Request: Only lines with the word "chart" are needed; collect each of them from the listing below.

Start Data extract

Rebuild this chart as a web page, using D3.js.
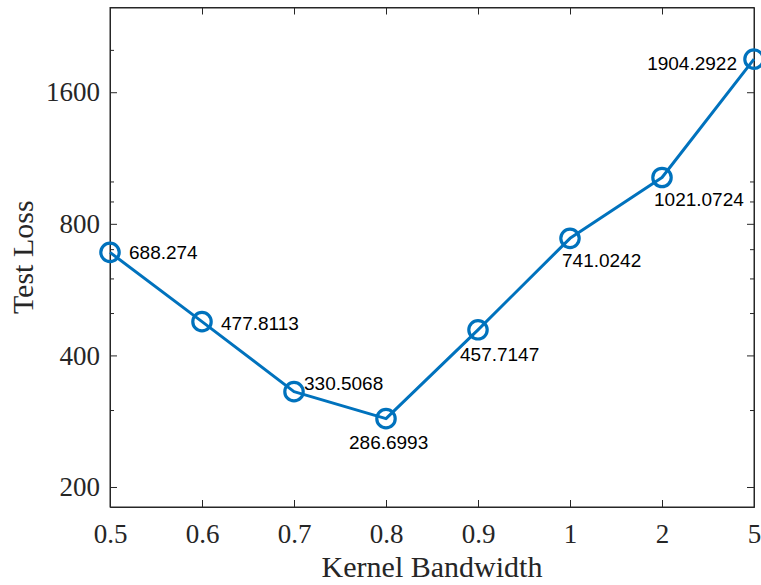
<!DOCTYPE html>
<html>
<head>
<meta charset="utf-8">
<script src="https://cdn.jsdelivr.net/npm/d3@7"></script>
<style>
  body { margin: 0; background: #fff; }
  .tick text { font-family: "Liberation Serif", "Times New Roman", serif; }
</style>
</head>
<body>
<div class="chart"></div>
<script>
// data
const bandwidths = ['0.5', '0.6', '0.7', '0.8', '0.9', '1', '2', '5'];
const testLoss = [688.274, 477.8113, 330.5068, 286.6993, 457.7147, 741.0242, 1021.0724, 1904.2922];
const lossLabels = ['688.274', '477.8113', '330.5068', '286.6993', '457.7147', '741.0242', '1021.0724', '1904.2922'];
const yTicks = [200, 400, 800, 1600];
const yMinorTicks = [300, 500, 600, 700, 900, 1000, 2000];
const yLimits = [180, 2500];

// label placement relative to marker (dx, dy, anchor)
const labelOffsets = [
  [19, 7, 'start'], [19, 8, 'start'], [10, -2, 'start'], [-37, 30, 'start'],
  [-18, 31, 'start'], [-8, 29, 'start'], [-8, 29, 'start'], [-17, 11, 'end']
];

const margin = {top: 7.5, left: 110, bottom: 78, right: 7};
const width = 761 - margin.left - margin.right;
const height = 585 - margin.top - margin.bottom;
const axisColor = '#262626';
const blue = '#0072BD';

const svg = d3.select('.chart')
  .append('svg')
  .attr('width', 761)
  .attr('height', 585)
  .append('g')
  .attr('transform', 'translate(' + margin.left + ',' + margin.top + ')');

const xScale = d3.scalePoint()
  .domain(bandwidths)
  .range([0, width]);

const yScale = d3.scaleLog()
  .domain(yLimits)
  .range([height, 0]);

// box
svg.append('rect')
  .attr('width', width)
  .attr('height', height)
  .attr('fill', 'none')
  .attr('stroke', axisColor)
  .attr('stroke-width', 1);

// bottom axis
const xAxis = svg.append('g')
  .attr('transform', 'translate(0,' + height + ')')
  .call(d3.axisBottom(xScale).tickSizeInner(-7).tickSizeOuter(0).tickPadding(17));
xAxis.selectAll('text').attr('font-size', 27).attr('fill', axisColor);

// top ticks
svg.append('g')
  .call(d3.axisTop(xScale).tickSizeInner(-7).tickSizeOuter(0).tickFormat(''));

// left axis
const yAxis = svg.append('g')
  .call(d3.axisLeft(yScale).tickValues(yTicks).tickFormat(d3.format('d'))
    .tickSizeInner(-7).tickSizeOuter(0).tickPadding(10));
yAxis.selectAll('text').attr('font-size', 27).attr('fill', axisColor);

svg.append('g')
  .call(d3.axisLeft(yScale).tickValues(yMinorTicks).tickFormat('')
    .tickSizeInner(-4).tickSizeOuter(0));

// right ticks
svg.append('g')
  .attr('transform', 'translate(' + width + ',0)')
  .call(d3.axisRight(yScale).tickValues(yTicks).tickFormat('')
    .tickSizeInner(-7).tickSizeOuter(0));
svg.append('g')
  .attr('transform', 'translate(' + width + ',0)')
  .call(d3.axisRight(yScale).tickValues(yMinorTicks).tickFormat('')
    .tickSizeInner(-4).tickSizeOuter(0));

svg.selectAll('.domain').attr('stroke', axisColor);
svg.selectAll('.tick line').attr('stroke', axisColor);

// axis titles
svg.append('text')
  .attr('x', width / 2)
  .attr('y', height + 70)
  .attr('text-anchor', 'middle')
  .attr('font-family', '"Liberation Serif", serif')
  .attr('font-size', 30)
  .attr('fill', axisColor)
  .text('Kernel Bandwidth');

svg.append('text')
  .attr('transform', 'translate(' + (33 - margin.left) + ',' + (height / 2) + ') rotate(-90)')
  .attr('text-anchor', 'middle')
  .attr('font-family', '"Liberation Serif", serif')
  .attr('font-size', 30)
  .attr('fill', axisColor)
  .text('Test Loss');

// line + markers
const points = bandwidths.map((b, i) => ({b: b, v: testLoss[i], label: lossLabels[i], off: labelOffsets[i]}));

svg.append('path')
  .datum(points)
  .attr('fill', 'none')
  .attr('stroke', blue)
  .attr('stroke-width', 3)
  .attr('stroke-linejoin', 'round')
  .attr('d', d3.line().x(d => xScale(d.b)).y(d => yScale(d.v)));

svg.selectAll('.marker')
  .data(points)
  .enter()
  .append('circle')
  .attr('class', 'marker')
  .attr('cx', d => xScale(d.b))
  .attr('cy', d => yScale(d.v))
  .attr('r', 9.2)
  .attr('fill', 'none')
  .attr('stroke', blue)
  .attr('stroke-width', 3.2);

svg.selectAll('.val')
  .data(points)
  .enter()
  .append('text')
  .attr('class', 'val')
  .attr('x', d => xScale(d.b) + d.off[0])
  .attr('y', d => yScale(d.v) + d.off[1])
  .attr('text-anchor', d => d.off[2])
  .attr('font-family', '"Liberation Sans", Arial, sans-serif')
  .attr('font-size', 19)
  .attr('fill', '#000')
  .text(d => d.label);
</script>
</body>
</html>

End Data extract

Exercise solution:
Rebuild this chart as a web page, using D3.js.
<div class="chart"></div>
const svg = d3.select('.chart')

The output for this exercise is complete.